Most social apps reward speed. Postcard mode rewards the opposite.
In Postcard mode, the timeline becomes a stack of single cards — one post at a time, full-bleed on the screen, with a quiet swipe to the next. There is no infinite scroll. There is no engagement bar pulsing for your attention. There is one post, made deliberately to be the size of something you can sit with for a minute or two before deciding what to do with it.
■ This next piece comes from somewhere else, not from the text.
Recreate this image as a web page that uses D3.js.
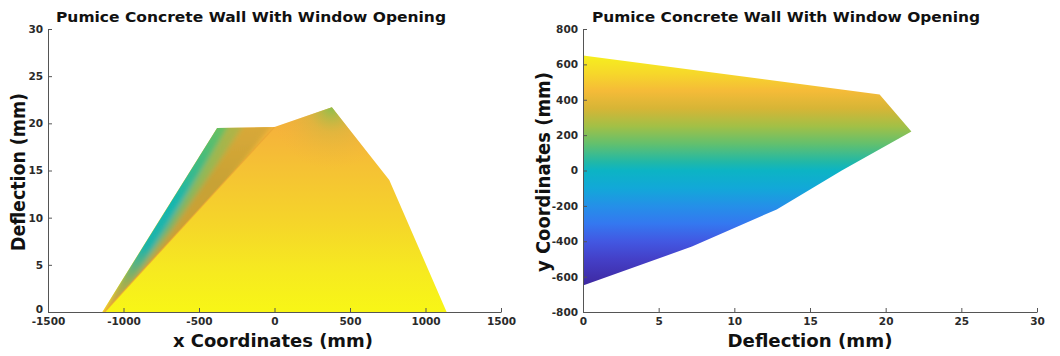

The metaphor is exactly what it sounds like: postcards. A small stack of them on the kitchen table on a Sunday afternoon. You pick up one. You read it. You set it down. You pick up the next.
What’s in it
- One card per screen, sized to be readable from a comfortable distance
- A subtle paper-warmth in the background that drifts almost imperceptibly with time
- A small light effect across the card on the way in, the way the corner of a printed photograph catches an afternoon sun
- Standard interactions on the card — reply, repost, like, bookmark, share as image — without the engagement-bar density of the timeline
- An opt-in mode, not the default. Most users will live in the timeline. Postcard mode is for the moments when you want a different pace.
On the way
Postcard mode is on the v1.0 roadmap. It exists for a different mood of reading — slower, more considered, less scrollable. It is mentioned here because it is part of what Lanai is, not yet because it ships today.